Waiting on the sidelines to see some service provider feedback on this. I can see system administrators being opinionated about running databases.
@mattmcgrattan I believe may be able to help with regard to SPARQL. I think though it's important to distinguish using RDF as a document representation with simple filtering capabilities (something that Postgres + Json field will handle with ease) and an entity-based graph.
Matt can correct me if I'm wrong, but personally, I think that a full SPARQL implementation may end up using a lot of memory, holding the raw triples in order to perform queries and that we'll end up under-utilising.

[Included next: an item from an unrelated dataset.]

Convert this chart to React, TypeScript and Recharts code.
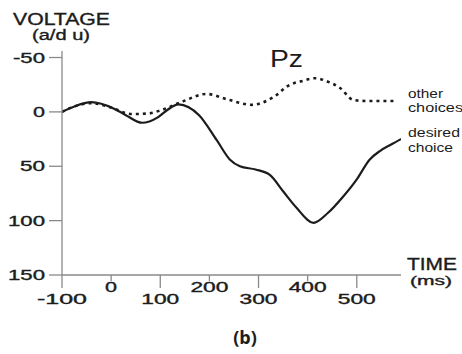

A good abstraction over the underlying DB will keep options open for swapping things out, if a more data-driven model is needed. I don't think the behaviours of the article-store would change in this case, just another service using the same DB to provide other functionality.
In case it's useful, you can try one of the examples on https://hub.stenci.la/open/ and download it in Stencila's JSON-LD, which is probably pretty similar to what we'll be dealing with (though we'll probably have longer content and more metadata too).
Wonder whether using RDFJS (ie statements/named graph) in code and a DB abstraction turns it to JSON-LD and stores in Postgres is a decent compromise.
Working with plain JSON-LD isn’t particularly fun due to all the possible forms.
I think you shall ask yourselves a question on how users could utilize your platform. Full SPARQL implementation is expensive - in most cases it ends up having everything held in memory so the queries are executed fast enough. I remember we had a hybrid approach in one of the PoC projects where a single entity was held in a single document (it's boundaries were defined well enough so it could be stored this way) as a single good old SQL row carrying a turtle RDF serialization, but the code that fed storage with data was working on both SQL and RDF triple store. The SQL was the main data source when it came to day-by-day work with documents and the RDF/SPARQL endpoint was exposed for more advanced queries. I believe SQL could be replaced with document database holding JSON documents with fixed JSON-LD context and RDF triple store maintained separately or in DTC-like environments. You could also consider Virtuoso database - it integrates both SQL and RDF/SPARQL data stores, but that time I was able to work with it (version 6 I think) it was pretty unstable.
I think you shall ask yourselves a question on how users could utilize your platform.
I agree on listing the use cases here. This project is a microservice whose main use case so far is to write and read a single article (version?) plus providing a complete listing of all articles. Whether more complex listings and queries fall into this service would inform the implementation; they usually don't as we have implement this in separate services like a search
that indexes content. The decisions we take here don't necessarily need to be identical elsewhere.
a DB abstraction turns it to JSON-LD and stores in Postgres
Pubsweet's move from the niche PouchDB to a generic PostgreSQL lists production support, data integrity, tooling and size and activity of community as the reasons.
Useful comments from @tpluscode in https://httpapis.slack.com/archives/C1JP575EX/p1574418083179100 too.
This project is a microservice whose main use case so far is to write and read a single article (version?) plus providing a complete listing of all articles.
There will be an unclear amount of processing too (preview/published at least, but asset handling might (partially) happen here).
fixed JSON-LD context
I think this is going to be key. We can't move away from RDF as we're supporting unknown properties, but having a consistent structure will be key to being able to do anything useful (without extracting data out into a separate representation).
My current thinking is that we have a table with four columns: auto-increment ID (purely for consistent ordering), internal UUID, JSON-LD, hash (for etags).
Filters that I imagine we might need:
(all for access control).
There will be an unclear amount of processing too (preview/published at least, but asset handling might (partially) happen here).
From a (tactical) DDD perspective, as long as it's on a single Aggregate the persistence mechanism can be very agnostic as it exposes primitives such as loading a single Aggregate in memory and persisting the changes back as an atomic operation.
Thinking with that hat, relational or more in general ACID may have the advantage of supporting storing state and events to be published in a single transaction.
Filters that I imagine we might need: Publisher Journal
The level of detail of these is not completely defined due to https://github.com/libero/publisher/labels/multitenancy not being complete, but it's likely architecturally the same: a small set of attributes are associated with each article to link it to the tenant and other strongly isolated containers like the journal.
Split the RDF/JS idea into https://github.com/libero/publisher/issues/346.
I've moved this back to do. I did some investigation on to an approach to setup the database table and to begin storing POST request in the database. I've updated the DoD to reflect smaller chunks of work that can be split into their own tasks and moved into to do and referenced here.
Checking a few tasks from the description corresponding to a merged PR. Is this open or closed?
@nlisgo to decide.
I've read through the ticket, and this should definitely be closed.
Store articles in a database rather than in memory.
Tasks
Related
Blocked by #290 (add article collection).Relates to #291 (creation of an article).